A bit more from that note:
To help make that assessment, we rely on economic and market dynamics going into and out of 24 house price busts since 1970 across 15 OECD countries, each defined as an episode when house prices declined by more than 15%. We also look at a small subset of these: the ‘Big Five’ (Japan 1982, Finland 1991, Sweden 1991, Norway 1987 and Spain 1977), where housing busts broadened into wider banking crises. …
The conclusions we draw are that both the US and the UK are still in the early stages of a typical post-bust recovery. House prices have started to recover, but are likely to continue to appreciate for several more years, and economic growth has returned to trend, although output gaps remain wide open, unemployment rates are not a constraint and inflation is still subdued. Putting all that together, and using historical housing busts as a measuring stick, suggests that economic growth in the US and the UK has room to accelerate, and can continue to do so for some time.
Maybe. (Hopefully!) But a pessimistic interpretation is also possible. The latest financial crisis and recession happened in the middle of already-weird times for the economies of the developed world. Competing stagnationist theories are trying to account for the decades-long slowdown in productivity growth and, more recently, investment — some focussed on perennially slumping demand, others on supply-side fluctuations.
The relative influence of automation vs offshoring (vs other influences) on the labour market is subject to debate. Stagnant investment remains inexplicable. Among the issues that Bernstein raises, especially troubling is the decline of median household incomes. Remember also that the prior US expansion itself featured a notably sluggish jobs recovery. (Check out slides 9, 10, and 13 of Ed Leamer’s presentation and tell me they don’t make you nervous.)
Given these trends, the danger is that with the recovery proceeding at such a painfully shallow slope, some of the damage to the economy’s productive potential becomes permanent or semi-permanent, even if the expansion doesn’t tip into recession anytime soon.
Our own view is that the slack story does matter, at least for now. The US recovery seems due for a continued cyclical rebound largely because of various kinds of pent-up demand.
To be more specific, we still think the housing market recovery has some ways to go, especially given the potential for an increase in the pace of household formation. There are some poorly understood but probably serious constraints to this happening, including student loan debt and the reluctance of banks to ease lending standards. But according to some of the convincing analyses we’ve come across — see the Dallas Fed and Matt Busigin — the numbers are still favourable. In addition, some of the leading indicators for a pickup in capex have shown improvement lately; the deleveraging cycle appears to have stopped; and fiscal policy is set to be less of a drag in the coming years.

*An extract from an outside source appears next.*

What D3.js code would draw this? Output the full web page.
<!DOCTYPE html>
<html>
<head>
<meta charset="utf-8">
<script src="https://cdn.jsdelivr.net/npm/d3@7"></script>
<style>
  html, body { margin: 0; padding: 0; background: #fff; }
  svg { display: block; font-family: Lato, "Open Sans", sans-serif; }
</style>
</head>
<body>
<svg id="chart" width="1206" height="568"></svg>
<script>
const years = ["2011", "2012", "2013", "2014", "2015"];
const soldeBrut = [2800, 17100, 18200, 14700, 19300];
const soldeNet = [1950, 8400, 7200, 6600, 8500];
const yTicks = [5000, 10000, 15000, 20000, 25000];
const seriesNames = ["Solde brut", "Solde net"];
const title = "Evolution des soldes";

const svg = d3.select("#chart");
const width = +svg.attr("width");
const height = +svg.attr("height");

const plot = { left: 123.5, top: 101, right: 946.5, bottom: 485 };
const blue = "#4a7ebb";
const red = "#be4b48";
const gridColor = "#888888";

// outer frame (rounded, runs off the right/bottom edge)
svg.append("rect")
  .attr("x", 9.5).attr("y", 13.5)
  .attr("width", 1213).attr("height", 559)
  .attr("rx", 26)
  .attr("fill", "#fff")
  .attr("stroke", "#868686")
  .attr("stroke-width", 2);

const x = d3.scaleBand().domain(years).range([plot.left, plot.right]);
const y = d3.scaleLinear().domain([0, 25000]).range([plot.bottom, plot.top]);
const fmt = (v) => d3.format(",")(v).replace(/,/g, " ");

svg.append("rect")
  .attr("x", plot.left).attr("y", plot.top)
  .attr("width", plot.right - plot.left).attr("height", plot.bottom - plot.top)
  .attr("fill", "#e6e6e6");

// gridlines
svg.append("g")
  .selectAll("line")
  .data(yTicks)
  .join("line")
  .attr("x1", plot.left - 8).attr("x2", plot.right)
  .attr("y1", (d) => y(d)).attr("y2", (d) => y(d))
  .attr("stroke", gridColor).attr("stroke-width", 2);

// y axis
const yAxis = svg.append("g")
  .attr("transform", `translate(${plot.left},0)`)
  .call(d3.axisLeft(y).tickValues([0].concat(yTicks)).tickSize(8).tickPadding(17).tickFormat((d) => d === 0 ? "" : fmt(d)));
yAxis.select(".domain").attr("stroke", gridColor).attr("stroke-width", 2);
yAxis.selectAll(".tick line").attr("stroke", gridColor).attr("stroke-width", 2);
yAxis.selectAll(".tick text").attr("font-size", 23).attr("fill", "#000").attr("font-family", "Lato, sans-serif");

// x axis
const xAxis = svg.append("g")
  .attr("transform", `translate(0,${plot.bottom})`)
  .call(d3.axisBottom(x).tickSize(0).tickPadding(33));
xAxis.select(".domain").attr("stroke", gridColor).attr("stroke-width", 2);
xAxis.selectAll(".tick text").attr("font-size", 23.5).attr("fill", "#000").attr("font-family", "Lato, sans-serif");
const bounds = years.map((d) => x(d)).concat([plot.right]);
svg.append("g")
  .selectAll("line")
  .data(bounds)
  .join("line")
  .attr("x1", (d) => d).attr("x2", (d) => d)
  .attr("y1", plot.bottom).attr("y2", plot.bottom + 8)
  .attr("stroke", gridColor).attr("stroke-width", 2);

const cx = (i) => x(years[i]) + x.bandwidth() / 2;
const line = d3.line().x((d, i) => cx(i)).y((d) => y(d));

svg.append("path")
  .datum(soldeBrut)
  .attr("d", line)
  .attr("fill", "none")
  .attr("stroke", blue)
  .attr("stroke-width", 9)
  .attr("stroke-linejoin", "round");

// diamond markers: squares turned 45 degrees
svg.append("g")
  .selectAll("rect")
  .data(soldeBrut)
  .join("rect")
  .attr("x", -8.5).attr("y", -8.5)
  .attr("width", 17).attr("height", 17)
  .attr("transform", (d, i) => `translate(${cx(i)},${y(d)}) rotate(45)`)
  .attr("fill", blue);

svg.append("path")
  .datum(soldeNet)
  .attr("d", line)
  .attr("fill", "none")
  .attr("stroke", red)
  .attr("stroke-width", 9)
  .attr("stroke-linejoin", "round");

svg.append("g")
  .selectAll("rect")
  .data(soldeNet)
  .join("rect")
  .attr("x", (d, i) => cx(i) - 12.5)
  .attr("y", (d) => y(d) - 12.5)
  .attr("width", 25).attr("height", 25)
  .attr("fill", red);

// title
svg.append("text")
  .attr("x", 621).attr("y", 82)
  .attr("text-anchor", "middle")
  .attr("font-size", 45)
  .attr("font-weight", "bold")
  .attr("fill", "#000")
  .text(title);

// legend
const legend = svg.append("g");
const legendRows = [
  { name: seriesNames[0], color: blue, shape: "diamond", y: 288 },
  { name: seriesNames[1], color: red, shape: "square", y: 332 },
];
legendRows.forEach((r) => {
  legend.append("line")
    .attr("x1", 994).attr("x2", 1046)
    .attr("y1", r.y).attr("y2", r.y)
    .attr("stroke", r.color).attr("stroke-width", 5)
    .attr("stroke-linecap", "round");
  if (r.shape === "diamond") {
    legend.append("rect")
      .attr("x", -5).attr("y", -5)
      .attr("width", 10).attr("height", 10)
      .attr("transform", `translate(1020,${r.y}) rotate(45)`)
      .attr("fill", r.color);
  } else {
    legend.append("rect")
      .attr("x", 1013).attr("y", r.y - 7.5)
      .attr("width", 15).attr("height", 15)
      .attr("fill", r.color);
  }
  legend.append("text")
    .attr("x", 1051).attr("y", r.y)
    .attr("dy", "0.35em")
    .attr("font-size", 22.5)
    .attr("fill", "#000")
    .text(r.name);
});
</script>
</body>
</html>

The first Goldman note cited above also lists the usual causes of post-war recessions: “Economic cycles do not die of old age. Instead, recessions happen due to monetary tightening as the economy overheats, built-up imbalances unwind (such as the collapse of the housing bubble), or unfavorable external shocks occur (such as the oil crises in the 1970s).”
There don’t seem to be any big, threatening imbalances whose unwinding would lead to a downturn. External shocks are by definition hard to predict, and therefore also hard to speculate about.
And the possibility of monetary policy tightening so much that it would lead to a recession also strikes us as unlikely, though we certainly do believe that it should be looser than it is now. We also worry that, as Gavyn Davies recently explained, the centre of gravity has shifted on the FOMC. Two themes seem to have moved the debate within the committee in recent months — concerns that QE and low rates will lead to financial instability, and a belief that there is less labour market slack than previously had been thought.
We interpreted Janet Yellen’s comments at the presser as reasonably dovish, in particular her comments on labour market slack and her dismissal of the new Summary of Economic Projections, which showed higher median forecasts for policy rates at the end of 2015 and 2016. But once again we could be wrong, or it could even be that she is something of a holdout on her own committee.